Data extract:
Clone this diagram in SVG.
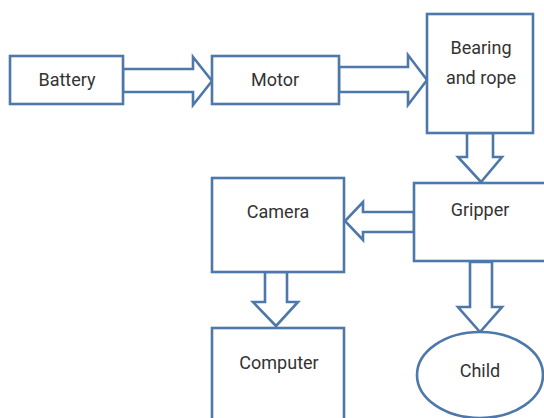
<svg xmlns="http://www.w3.org/2000/svg" width="544" height="418" viewBox="0 0 544 418">
<style>
.box{fill:#ffffff;stroke:#4e77aa;stroke-width:2.6}
.arr{fill:#ffffff;stroke:#4e77aa;stroke-width:2.6;stroke-linejoin:miter}
.lbl{font-family:Roboto,"Liberation Sans",sans-serif;font-size:18px;fill:#333333;text-anchor:middle}
</style>
<rect width="544" height="418" fill="#ffffff"/>
<g id="connectors">
<polygon class="arr" points="123,69 193,69 193,57 212,81 193,105 193,92 123,92"/>
<polygon class="arr" points="339,67 408,67 408,55 427,80 408,105 408,92 339,92"/>
<polygon class="arr" points="467,133 493,133 493,157 502,157 481,182 458,157 467,157"/>
<polygon class="arr" points="414,212 363,212 363,202 345,221 363,240 363,232 414,232"/>
<polygon class="arr" points="265,272 287,272 287,302 298,302 276,326 253,302 265,302"/>
<polygon class="arr" points="470,262 492,262 492,307 502,307 480,332 458,307 470,307"/>
</g>
<g id="battery">
<rect class="box" x="10" y="56" width="113" height="48"/>
<text class="lbl" x="67" y="86">Battery</text>
</g>
<g id="motor">
<rect class="box" x="212" y="56" width="127" height="48"/>
<text class="lbl" x="275" y="86">Motor</text>
</g>
<g id="bearing">
<rect class="box" x="427" y="14" width="106" height="119"/>
<text class="lbl" x="481" y="54">Bearing</text>
<text class="lbl" x="481" y="84">and rope</text>
</g>
<g id="gripper">
<rect class="box" x="414" y="183" width="140" height="78"/>
<text class="lbl" x="480" y="216">Gripper</text>
</g>
<g id="camera">
<rect class="box" x="212" y="178" width="132" height="94"/>
<text class="lbl" x="278" y="218">Camera</text>
</g>
<g id="computer">
<rect class="box" x="212" y="328" width="132" height="100"/>
<text class="lbl" x="279" y="369">Computer</text>
</g>
<g id="child">
<ellipse class="box" cx="480" cy="375" rx="63" ry="43"/>
<text class="lbl" x="480" y="377">Child</text>
</g>
</svg>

Request: Copy the material above in full and exactly, skipping pictures.

Task solution:
Clone this diagram in SVG.
<svg xmlns="http://www.w3.org/2000/svg" width="544" height="418" viewBox="0 0 544 418">
<style>
.box{fill:#ffffff;stroke:#4e77aa;stroke-width:2.6}
.arr{fill:#ffffff;stroke:#4e77aa;stroke-width:2.6;stroke-linejoin:miter}
.lbl{font-family:Roboto,"Liberation Sans",sans-serif;font-size:18px;fill:#333333;text-anchor:middle}
</style>
<rect width="544" height="418" fill="#ffffff"/>
<g id="connectors">
<polygon class="arr" points="123,69 193,69 193,57 212,81 193,105 193,92 123,92"/>
<polygon class="arr" points="339,67 408,67 408,55 427,80 408,105 408,92 339,92"/>
<polygon class="arr" points="467,133 493,133 493,157 502,157 481,182 458,157 467,157"/>
<polygon class="arr" points="414,212 363,212 363,202 345,221 363,240 363,232 414,232"/>
<polygon class="arr" points="265,272 287,272 287,302 298,302 276,326 253,302 265,302"/>
<polygon class="arr" points="470,262 492,262 492,307 502,307 480,332 458,307 470,307"/>
</g>
<g id="battery">
<rect class="box" x="10" y="56" width="113" height="48"/>
<text class="lbl" x="67" y="86">Battery</text>
</g>
<g id="motor">
<rect class="box" x="212" y="56" width="127" height="48"/>
<text class="lbl" x="275" y="86">Motor</text>
</g>
<g id="bearing">
<rect class="box" x="427" y="14" width="106" height="119"/>
<text class="lbl" x="481" y="54">Bearing</text>
<text class="lbl" x="481" y="84">and rope</text>
</g>
<g id="gripper">
<rect class="box" x="414" y="183" width="140" height="78"/>
<text class="lbl" x="480" y="216">Gripper</text>
</g>
<g id="camera">
<rect class="box" x="212" y="178" width="132" height="94"/>
<text class="lbl" x="278" y="218">Camera</text>
</g>
<g id="computer">
<rect class="box" x="212" y="328" width="132" height="100"/>
<text class="lbl" x="279" y="369">Computer</text>
</g>
<g id="child">
<ellipse class="box" cx="480" cy="375" rx="63" ry="43"/>
<text class="lbl" x="480" y="377">Child</text>
</g>
</svg>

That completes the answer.